WRITTEN EXERCISE:
Retype nothing except the lines below from the one with "Rebuild this chart" through the one with "fig.savefig('out.png', dpi=100)", exactly, with images left out.

INPUT FOR THIS TASK:
________________________________________

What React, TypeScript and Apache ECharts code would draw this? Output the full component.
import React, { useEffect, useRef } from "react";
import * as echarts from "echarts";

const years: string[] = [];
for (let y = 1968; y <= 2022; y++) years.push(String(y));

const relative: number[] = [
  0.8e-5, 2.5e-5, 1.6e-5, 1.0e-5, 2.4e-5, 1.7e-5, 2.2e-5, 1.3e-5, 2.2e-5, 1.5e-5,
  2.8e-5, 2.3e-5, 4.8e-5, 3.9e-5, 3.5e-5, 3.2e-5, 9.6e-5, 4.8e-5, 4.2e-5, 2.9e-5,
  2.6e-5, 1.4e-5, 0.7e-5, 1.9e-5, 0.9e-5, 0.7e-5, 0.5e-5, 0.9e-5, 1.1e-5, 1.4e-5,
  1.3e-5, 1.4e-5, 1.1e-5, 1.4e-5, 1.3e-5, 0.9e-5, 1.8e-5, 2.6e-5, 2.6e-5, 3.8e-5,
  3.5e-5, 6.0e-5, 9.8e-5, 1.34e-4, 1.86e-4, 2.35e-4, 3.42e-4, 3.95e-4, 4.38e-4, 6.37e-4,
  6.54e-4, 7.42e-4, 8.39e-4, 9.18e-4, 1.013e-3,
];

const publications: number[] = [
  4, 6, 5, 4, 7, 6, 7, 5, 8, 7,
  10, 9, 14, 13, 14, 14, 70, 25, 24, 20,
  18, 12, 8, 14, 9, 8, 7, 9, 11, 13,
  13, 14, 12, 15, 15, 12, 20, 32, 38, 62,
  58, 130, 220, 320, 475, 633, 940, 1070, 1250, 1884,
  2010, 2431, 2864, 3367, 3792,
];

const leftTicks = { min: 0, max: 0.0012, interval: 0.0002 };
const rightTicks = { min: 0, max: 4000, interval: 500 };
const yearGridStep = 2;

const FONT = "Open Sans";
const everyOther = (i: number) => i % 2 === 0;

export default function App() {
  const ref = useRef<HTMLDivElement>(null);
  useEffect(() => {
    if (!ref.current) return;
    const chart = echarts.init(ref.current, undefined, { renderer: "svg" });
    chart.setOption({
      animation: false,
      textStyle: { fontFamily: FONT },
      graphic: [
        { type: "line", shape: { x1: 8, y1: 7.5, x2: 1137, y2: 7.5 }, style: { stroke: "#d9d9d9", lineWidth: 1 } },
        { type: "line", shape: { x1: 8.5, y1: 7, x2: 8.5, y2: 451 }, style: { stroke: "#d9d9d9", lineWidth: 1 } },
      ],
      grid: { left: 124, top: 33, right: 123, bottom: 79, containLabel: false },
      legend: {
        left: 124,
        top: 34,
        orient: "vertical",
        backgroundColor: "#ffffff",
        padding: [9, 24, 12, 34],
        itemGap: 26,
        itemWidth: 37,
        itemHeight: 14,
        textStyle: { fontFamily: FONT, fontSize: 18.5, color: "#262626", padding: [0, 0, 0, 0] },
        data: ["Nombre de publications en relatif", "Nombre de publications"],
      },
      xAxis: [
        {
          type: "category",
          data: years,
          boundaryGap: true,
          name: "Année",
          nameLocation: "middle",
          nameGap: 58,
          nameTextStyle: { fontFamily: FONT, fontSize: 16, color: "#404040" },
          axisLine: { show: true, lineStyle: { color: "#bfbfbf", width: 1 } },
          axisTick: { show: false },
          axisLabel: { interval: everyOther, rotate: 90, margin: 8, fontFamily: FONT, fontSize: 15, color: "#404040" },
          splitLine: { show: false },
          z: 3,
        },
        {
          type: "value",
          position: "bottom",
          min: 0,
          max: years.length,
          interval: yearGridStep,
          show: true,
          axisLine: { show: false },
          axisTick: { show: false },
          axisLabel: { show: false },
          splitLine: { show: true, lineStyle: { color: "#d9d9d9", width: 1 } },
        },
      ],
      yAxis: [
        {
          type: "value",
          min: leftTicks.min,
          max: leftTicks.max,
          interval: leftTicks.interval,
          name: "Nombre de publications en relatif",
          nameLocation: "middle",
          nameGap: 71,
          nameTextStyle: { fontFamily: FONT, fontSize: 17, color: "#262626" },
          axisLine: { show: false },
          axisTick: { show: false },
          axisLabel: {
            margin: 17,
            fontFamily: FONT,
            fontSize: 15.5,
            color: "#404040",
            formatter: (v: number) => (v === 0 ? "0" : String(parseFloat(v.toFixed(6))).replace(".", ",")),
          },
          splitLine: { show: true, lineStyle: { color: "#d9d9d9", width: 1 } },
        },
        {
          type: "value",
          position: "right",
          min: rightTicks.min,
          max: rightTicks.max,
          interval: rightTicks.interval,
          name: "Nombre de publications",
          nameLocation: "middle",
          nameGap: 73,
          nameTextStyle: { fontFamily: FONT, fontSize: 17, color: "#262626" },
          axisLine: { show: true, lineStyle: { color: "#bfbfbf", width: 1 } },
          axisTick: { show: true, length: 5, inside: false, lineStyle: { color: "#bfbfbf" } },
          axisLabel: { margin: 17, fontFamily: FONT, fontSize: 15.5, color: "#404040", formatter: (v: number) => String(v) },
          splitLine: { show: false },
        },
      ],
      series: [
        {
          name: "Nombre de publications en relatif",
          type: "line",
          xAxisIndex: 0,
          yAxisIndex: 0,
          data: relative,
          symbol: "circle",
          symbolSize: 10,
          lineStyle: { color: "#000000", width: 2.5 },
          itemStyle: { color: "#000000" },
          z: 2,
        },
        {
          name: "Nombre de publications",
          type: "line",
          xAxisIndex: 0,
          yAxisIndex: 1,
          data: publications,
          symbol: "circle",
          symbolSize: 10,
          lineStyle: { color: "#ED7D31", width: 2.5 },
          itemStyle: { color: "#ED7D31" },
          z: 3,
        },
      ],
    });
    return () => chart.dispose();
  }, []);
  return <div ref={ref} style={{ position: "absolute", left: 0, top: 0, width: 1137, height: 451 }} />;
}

________________________________________

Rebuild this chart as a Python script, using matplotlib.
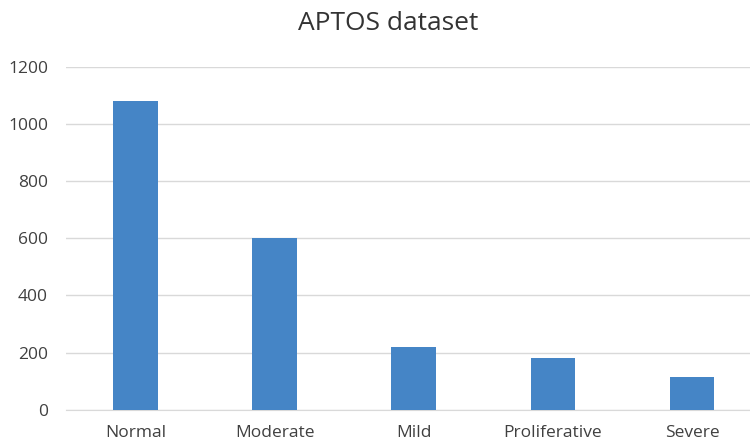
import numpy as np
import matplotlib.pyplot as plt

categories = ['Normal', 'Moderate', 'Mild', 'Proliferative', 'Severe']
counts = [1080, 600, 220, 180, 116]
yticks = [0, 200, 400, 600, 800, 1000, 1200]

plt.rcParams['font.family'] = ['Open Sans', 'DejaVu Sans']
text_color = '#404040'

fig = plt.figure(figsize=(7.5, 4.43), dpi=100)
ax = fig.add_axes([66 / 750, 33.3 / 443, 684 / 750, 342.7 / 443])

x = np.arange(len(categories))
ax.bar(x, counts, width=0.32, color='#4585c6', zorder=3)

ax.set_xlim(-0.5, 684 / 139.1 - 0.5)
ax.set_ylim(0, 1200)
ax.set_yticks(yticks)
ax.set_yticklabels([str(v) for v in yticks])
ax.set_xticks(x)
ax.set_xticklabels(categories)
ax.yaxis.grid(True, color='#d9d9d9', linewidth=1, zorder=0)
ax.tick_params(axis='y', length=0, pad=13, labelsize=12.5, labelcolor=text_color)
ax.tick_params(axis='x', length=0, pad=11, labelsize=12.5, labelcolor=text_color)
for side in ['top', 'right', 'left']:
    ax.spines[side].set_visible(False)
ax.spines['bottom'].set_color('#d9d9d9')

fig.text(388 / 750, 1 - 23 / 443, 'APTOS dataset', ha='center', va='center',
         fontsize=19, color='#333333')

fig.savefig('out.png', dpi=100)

________________________________________

RESULT OF THE EXERCISE:
Rebuild this chart as a Python script, using matplotlib.
import numpy as np
import matplotlib.pyplot as plt

categories = ['Normal', 'Moderate', 'Mild', 'Proliferative', 'Severe']
counts = [1080, 600, 220, 180, 116]
yticks = [0, 200, 400, 600, 800, 1000, 1200]

plt.rcParams['font.family'] = ['Open Sans', 'DejaVu Sans']
text_color = '#404040'

fig = plt.figure(figsize=(7.5, 4.43), dpi=100)
ax = fig.add_axes([66 / 750, 33.3 / 443, 684 / 750, 342.7 / 443])

x = np.arange(len(categories))
ax.bar(x, counts, width=0.32, color='#4585c6', zorder=3)

ax.set_xlim(-0.5, 684 / 139.1 - 0.5)
ax.set_ylim(0, 1200)
ax.set_yticks(yticks)
ax.set_yticklabels([str(v) for v in yticks])
ax.set_xticks(x)
ax.set_xticklabels(categories)
ax.yaxis.grid(True, color='#d9d9d9', linewidth=1, zorder=0)
ax.tick_params(axis='y', length=0, pad=13, labelsize=12.5, labelcolor=text_color)
ax.tick_params(axis='x', length=0, pad=11, labelsize=12.5, labelcolor=text_color)
for side in ['top', 'right', 'left']:
    ax.spines[side].set_visible(False)
ax.spines['bottom'].set_color('#d9d9d9')

fig.text(388 / 750, 1 - 23 / 443, 'APTOS dataset', ha='center', va='center',
         fontsize=19, color='#333333')

fig.savefig('out.png', dpi=100)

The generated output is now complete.